Among the myriad fried and grilled foods, there are corn dogs and chicken on a stick and fried pickles and funnel cakes and tacos. There are boudin balls and gator bites and garbage fries and nachos. A man eating on a bench looks up to tell me, “This is the best Philly cheese steak I’ve ever had,” a look of true astonishment in his eyes.
I go for an onion cheeseburger. It’s grilled to order in front of me with thin-cut onions on top, and is one of the best things I’ve eaten since moving to the great state of Texas a month ago. The side of fries, handcut and skinny and promising, weren’t crisp anymore, sitting around — much like the mass of people waiting on parades or Sugar Ray — to the point of sadness. The burger sets me back only $10, which, if not for the fries, I’d say is one of the best bargains here. My cohort opts for a plate of chicken tenders and crinkle cut fries, perfectly fine, but with a $12 price tag. Add in lemonade and you’re looking at $17 total.
The food is exorbitant, but there isn’t much more to do but eat. The parades run short and there are large stretches of time in between, which most people spend barking up at balcony dwellers who’ve spent a lot of money to be up there. They occasionally throw down beads. There is some live entertainment, primarily cover bands of the Motown and classic-rock-meets-hair-band variety. But I don’t care for Rush, or worse, covers of Rush, so the cohort and I retreat back to the beach, about a 20-minute walk.
We pop into Galveston Coffee Roasters on the way, where the owner greets us with a warm smile and the caveat “we don’t have mochas or lattes,” in the tone of somebody who has been asked for mochas and lattes all day. He’s from Oahu and roasts coffee and does offer an array of samples. I try the cold brew and it’s delicious.
Back at Pleasure Pier, out beyond the huge pipes where the beach is being dredged, there are a number of people swimming and riding roller coasters, none of it appearing safe in any way. The gangly men in the googly-eyed glasses bike by again. I go to another touristy shop but don’t buy anything.
We return to The Strand to find Mark McGrath, lead singer of Sugar Ray, getting on the microphone to inform the crowd that they are having technical difficulties and will start soon. They do start soon and there is a bit of feedback, but then McGrath is doing a dance onstage like he’s dribbling an invisible basketball and he’s talking sweet to “you Galveston girls” and inviting the crowd to light up joints for the band’s next song, a hit you might remember, he says, though I have long blocked it from my memory lest it clog one of my fleeting, vital brain cells.
A parade that is supposed to come does not come, so we spend another $10 on chopped brisket, which cohort deems a little too chopped for his liking, though the spicy sauce is delicious, and the accompanying pork and beans (on the sweeter side) are also a tad fiery and great, though prompting another purchase of a $5 iced tea.
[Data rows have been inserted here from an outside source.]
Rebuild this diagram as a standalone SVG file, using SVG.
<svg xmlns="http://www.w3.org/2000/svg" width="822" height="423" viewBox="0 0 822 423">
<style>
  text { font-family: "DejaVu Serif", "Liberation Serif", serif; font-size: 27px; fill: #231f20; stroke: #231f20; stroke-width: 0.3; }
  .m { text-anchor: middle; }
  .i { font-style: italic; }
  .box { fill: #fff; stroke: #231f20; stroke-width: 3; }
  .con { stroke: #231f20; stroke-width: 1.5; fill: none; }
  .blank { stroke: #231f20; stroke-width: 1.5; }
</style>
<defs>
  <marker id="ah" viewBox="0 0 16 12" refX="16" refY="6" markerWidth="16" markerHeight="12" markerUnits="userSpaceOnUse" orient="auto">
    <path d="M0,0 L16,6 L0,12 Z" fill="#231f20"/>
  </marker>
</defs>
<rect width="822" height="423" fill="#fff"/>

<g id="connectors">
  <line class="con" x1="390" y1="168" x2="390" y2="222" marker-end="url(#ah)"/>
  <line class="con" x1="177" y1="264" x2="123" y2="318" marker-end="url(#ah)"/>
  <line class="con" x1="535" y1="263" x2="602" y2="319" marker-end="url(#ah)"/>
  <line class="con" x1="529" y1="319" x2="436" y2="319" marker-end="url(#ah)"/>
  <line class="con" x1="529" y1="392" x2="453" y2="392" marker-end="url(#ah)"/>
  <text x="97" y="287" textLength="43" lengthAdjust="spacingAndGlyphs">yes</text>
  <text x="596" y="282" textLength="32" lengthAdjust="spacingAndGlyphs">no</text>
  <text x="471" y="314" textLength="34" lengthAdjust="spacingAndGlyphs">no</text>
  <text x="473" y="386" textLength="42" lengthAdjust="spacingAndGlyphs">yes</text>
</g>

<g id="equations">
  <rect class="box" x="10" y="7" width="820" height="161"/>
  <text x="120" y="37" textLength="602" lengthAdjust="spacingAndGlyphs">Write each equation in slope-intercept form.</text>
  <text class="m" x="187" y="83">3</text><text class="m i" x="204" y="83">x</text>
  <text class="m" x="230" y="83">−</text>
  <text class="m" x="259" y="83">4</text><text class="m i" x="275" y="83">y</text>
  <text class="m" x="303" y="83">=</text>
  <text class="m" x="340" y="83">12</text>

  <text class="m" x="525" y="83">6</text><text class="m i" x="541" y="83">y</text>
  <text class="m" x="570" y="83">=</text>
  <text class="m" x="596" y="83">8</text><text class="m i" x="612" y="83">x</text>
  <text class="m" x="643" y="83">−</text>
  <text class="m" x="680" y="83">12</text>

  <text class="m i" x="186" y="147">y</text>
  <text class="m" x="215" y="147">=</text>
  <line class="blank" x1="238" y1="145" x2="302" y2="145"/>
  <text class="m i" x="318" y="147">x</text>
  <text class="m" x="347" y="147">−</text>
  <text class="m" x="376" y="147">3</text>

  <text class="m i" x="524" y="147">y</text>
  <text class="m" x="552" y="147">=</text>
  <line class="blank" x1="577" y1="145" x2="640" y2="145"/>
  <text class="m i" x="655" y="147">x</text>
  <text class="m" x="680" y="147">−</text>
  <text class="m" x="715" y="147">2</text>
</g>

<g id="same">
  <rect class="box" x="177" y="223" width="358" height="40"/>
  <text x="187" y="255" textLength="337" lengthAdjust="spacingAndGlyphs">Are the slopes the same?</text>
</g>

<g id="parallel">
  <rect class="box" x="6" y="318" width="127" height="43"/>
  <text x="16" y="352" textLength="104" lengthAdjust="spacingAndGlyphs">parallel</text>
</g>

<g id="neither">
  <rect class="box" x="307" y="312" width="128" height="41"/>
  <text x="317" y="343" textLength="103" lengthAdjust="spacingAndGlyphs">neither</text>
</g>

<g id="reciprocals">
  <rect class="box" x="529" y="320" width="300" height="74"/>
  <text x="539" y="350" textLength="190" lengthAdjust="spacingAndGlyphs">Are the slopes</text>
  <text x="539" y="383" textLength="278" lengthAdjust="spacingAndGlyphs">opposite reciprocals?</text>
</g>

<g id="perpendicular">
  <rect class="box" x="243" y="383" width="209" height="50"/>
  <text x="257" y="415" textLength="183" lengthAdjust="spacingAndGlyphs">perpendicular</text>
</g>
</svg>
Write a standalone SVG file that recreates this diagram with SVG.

We select a $7 corn dog as our parting gift.
On the walk over to Daiquiri Time Out for a final beer, a small second line of costumed revelers parades down Market with a drum line and colorful ribbons like the Krewe of St. Anne carries through the Marigny and French Quarter on Mardi Gras Day, the most authentic Carnival revelry I've seen the entire time. We stumble upon a boiled crawfish stand that’s been set up in the lot across the street, but we are without cash or any room in our stomachs. Kind of a bummer, but people always make mistakes at their first Mardi Gras — where to eat, where to parade and people watch, what not too miss — whether it’s in New Orleans or, say, Galveston.
But, whatever. I ate some decent food. I drank some incredible drinks. I tried on the funny little hats in the T-shirt shop. It’s not my fault if none of them really fit.